┏━━

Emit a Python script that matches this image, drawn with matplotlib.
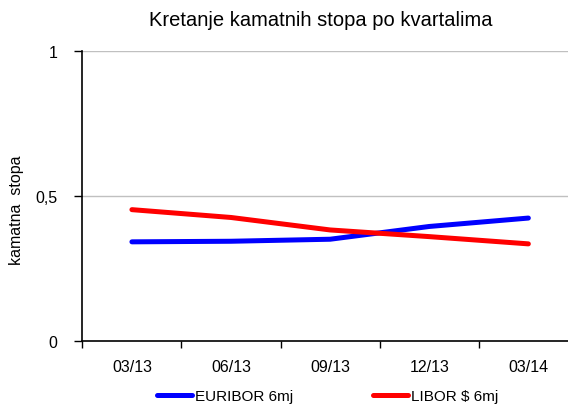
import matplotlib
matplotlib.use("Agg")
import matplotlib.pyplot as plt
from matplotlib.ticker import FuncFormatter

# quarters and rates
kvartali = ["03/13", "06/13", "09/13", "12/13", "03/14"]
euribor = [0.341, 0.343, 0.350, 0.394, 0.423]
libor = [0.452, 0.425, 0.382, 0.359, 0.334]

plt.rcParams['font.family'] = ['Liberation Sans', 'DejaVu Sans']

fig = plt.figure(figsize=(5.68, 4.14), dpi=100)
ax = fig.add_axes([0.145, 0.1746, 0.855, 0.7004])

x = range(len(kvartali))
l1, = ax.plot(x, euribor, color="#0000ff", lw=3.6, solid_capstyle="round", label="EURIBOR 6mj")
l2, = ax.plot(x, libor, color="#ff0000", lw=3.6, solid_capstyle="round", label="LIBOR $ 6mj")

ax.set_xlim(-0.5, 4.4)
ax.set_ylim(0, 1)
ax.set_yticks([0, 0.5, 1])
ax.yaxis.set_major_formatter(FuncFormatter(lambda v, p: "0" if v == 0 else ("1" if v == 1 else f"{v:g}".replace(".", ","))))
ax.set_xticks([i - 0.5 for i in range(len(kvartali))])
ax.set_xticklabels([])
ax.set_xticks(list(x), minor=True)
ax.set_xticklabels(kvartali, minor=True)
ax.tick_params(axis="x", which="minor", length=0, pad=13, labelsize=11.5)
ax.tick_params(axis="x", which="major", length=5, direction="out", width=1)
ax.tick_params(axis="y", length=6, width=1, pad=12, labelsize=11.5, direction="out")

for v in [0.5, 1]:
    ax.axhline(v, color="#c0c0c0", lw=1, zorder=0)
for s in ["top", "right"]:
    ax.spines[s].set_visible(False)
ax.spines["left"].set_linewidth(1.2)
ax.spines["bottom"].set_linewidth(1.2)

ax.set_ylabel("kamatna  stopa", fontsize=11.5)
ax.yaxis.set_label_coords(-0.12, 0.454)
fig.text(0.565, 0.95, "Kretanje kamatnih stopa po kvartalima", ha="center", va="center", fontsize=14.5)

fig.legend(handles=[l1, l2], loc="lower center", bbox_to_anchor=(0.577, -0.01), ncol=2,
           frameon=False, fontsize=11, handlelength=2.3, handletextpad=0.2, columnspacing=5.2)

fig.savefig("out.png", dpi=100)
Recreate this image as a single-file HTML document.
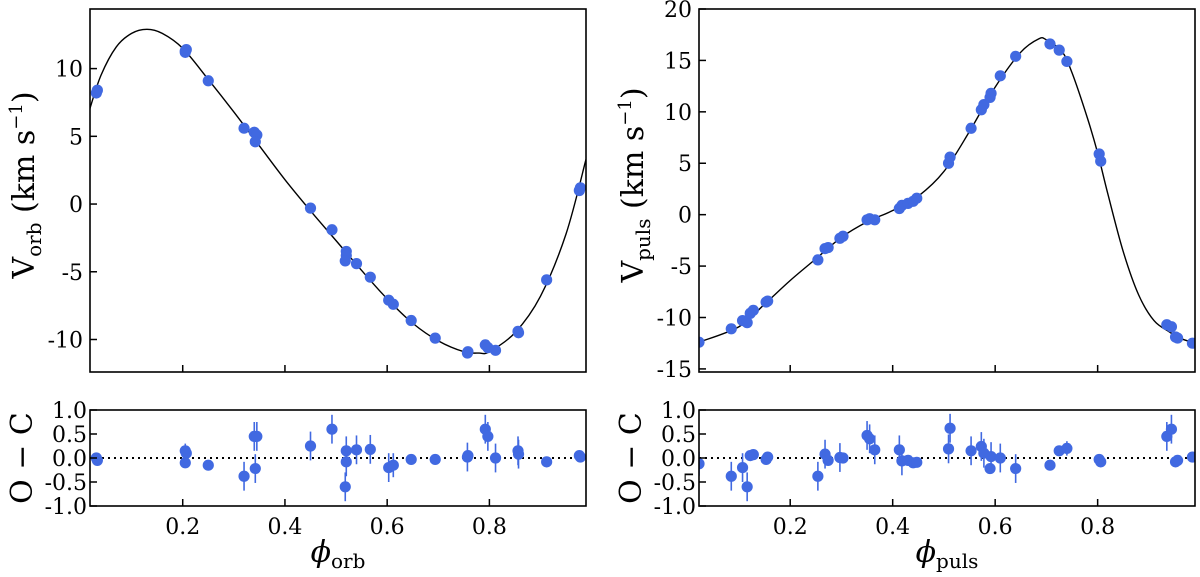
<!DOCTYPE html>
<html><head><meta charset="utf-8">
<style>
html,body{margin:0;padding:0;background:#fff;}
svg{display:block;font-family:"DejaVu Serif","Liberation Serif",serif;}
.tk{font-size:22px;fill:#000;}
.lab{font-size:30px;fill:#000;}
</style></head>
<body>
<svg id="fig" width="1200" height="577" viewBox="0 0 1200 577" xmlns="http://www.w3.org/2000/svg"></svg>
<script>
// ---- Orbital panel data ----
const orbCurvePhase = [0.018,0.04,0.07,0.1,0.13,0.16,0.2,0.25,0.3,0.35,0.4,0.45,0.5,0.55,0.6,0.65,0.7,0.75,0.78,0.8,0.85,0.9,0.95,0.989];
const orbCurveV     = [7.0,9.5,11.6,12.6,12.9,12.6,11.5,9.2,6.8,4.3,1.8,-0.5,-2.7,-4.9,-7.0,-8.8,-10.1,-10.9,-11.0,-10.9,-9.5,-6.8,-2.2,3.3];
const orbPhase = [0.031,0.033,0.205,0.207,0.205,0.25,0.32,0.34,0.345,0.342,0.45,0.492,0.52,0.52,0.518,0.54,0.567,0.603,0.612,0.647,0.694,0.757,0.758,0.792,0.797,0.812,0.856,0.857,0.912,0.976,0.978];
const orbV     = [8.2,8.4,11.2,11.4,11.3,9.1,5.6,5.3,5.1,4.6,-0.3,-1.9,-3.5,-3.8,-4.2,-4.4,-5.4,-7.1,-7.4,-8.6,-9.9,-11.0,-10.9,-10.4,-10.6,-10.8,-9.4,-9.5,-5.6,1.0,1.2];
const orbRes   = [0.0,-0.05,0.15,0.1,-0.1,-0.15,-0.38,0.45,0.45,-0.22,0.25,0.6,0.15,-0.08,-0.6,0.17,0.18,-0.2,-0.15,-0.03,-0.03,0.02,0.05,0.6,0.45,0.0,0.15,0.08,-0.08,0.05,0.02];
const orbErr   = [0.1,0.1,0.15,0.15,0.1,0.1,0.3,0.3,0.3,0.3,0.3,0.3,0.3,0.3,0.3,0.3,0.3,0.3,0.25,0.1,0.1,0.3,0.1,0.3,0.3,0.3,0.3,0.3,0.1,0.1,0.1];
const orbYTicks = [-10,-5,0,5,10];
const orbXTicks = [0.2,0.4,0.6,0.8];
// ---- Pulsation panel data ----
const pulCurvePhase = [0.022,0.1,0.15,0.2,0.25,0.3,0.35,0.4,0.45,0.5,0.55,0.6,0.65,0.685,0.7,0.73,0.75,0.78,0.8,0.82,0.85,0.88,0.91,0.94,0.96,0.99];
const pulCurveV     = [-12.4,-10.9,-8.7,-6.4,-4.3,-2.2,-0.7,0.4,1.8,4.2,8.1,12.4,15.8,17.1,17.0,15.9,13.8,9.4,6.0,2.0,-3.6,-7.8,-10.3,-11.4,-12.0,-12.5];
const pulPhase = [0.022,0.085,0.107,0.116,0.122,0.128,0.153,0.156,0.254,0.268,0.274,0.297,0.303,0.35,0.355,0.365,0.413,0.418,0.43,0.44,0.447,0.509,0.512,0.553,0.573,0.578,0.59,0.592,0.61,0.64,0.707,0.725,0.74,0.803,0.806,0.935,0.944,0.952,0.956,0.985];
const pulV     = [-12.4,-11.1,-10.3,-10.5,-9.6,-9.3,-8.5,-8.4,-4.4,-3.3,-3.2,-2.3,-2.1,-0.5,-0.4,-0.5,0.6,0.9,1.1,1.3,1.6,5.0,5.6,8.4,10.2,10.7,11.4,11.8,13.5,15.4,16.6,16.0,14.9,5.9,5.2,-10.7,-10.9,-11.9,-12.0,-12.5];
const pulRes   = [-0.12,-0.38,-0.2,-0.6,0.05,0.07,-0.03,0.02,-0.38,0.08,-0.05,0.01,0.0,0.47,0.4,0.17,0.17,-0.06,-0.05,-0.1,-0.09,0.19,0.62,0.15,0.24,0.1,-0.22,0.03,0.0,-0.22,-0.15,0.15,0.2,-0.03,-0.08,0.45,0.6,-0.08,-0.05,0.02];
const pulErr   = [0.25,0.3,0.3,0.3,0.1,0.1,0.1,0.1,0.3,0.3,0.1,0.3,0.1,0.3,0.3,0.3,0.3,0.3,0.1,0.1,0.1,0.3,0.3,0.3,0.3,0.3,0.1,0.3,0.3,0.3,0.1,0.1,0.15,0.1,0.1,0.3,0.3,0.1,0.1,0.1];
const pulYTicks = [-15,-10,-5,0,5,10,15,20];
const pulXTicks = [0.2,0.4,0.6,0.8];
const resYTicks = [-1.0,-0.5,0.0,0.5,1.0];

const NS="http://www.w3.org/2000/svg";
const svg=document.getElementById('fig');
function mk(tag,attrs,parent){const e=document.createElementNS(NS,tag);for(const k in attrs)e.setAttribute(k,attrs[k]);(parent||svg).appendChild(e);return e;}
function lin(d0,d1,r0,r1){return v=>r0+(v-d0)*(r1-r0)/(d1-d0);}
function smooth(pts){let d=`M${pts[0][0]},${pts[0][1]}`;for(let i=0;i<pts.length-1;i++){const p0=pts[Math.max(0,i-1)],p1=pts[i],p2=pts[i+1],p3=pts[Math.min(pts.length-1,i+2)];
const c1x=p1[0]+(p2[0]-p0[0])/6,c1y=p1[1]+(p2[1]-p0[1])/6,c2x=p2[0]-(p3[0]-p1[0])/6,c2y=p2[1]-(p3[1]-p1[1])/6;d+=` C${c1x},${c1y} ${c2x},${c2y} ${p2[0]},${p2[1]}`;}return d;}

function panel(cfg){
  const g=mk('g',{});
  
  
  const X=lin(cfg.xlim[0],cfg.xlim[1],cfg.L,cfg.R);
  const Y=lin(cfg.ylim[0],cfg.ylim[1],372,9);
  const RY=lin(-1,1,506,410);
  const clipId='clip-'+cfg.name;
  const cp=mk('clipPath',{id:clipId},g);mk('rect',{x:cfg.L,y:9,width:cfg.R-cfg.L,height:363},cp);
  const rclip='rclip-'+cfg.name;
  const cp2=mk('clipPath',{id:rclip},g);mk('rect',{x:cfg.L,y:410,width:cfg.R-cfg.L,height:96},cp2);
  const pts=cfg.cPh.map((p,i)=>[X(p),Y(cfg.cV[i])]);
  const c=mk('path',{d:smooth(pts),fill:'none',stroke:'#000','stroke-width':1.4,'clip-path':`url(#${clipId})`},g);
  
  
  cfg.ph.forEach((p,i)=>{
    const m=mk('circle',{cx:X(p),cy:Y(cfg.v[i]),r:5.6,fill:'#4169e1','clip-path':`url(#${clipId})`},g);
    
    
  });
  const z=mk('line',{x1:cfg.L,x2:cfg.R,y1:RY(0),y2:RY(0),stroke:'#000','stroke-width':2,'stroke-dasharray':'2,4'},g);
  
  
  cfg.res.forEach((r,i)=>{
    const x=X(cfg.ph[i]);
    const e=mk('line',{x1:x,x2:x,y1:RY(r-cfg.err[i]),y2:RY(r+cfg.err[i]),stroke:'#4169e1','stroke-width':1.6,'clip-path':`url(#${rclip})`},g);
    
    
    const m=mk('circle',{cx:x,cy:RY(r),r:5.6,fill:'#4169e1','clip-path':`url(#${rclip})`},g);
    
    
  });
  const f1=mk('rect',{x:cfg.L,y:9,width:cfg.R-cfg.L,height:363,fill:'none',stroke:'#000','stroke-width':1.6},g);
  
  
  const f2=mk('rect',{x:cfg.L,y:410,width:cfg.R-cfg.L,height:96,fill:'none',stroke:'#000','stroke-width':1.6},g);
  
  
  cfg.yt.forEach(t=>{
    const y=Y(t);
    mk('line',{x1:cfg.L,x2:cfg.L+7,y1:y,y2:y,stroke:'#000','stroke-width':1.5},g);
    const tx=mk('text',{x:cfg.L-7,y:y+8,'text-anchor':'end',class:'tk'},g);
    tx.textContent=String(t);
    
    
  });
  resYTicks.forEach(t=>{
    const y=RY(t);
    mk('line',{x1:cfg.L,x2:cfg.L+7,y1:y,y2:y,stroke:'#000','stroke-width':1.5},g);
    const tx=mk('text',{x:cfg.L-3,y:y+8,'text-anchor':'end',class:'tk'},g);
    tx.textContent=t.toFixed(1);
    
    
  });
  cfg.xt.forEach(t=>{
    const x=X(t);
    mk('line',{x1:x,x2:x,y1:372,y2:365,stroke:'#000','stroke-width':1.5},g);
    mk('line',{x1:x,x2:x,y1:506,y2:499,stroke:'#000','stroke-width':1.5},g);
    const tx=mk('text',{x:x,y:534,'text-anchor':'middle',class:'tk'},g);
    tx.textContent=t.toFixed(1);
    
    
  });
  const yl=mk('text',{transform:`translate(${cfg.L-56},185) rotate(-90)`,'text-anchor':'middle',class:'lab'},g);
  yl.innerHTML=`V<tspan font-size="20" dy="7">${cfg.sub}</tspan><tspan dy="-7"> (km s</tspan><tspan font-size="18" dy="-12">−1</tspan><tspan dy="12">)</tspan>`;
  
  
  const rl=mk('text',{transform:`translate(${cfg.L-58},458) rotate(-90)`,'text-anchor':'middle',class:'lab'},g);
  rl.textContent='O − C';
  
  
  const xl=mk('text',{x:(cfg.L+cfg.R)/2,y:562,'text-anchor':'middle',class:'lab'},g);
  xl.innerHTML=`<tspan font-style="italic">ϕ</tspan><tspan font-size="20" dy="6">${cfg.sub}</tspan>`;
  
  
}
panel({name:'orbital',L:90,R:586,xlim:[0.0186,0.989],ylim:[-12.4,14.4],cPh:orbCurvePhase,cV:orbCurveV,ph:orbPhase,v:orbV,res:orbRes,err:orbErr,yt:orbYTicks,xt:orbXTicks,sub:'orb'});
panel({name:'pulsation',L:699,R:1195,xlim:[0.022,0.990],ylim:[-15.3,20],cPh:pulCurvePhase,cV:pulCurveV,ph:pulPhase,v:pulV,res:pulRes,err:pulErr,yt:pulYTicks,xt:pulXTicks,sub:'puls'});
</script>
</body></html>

┗━━

■ Directive
Return exactly what appears from the opening line of the material through the line with "ax = fig.add_axes([0.145, 0.1746, 0.855, 0.7004])", apart from the pictures.

■ Expected answer
Emit a Python script that matches this image, drawn with matplotlib.
import matplotlib
matplotlib.use("Agg")
import matplotlib.pyplot as plt
from matplotlib.ticker import FuncFormatter

# quarters and rates
kvartali = ["03/13", "06/13", "09/13", "12/13", "03/14"]
euribor = [0.341, 0.343, 0.350, 0.394, 0.423]
libor = [0.452, 0.425, 0.382, 0.359, 0.334]

plt.rcParams['font.family'] = ['Liberation Sans', 'DejaVu Sans']

fig = plt.figure(figsize=(5.68, 4.14), dpi=100)
ax = fig.add_axes([0.145, 0.1746, 0.855, 0.7004])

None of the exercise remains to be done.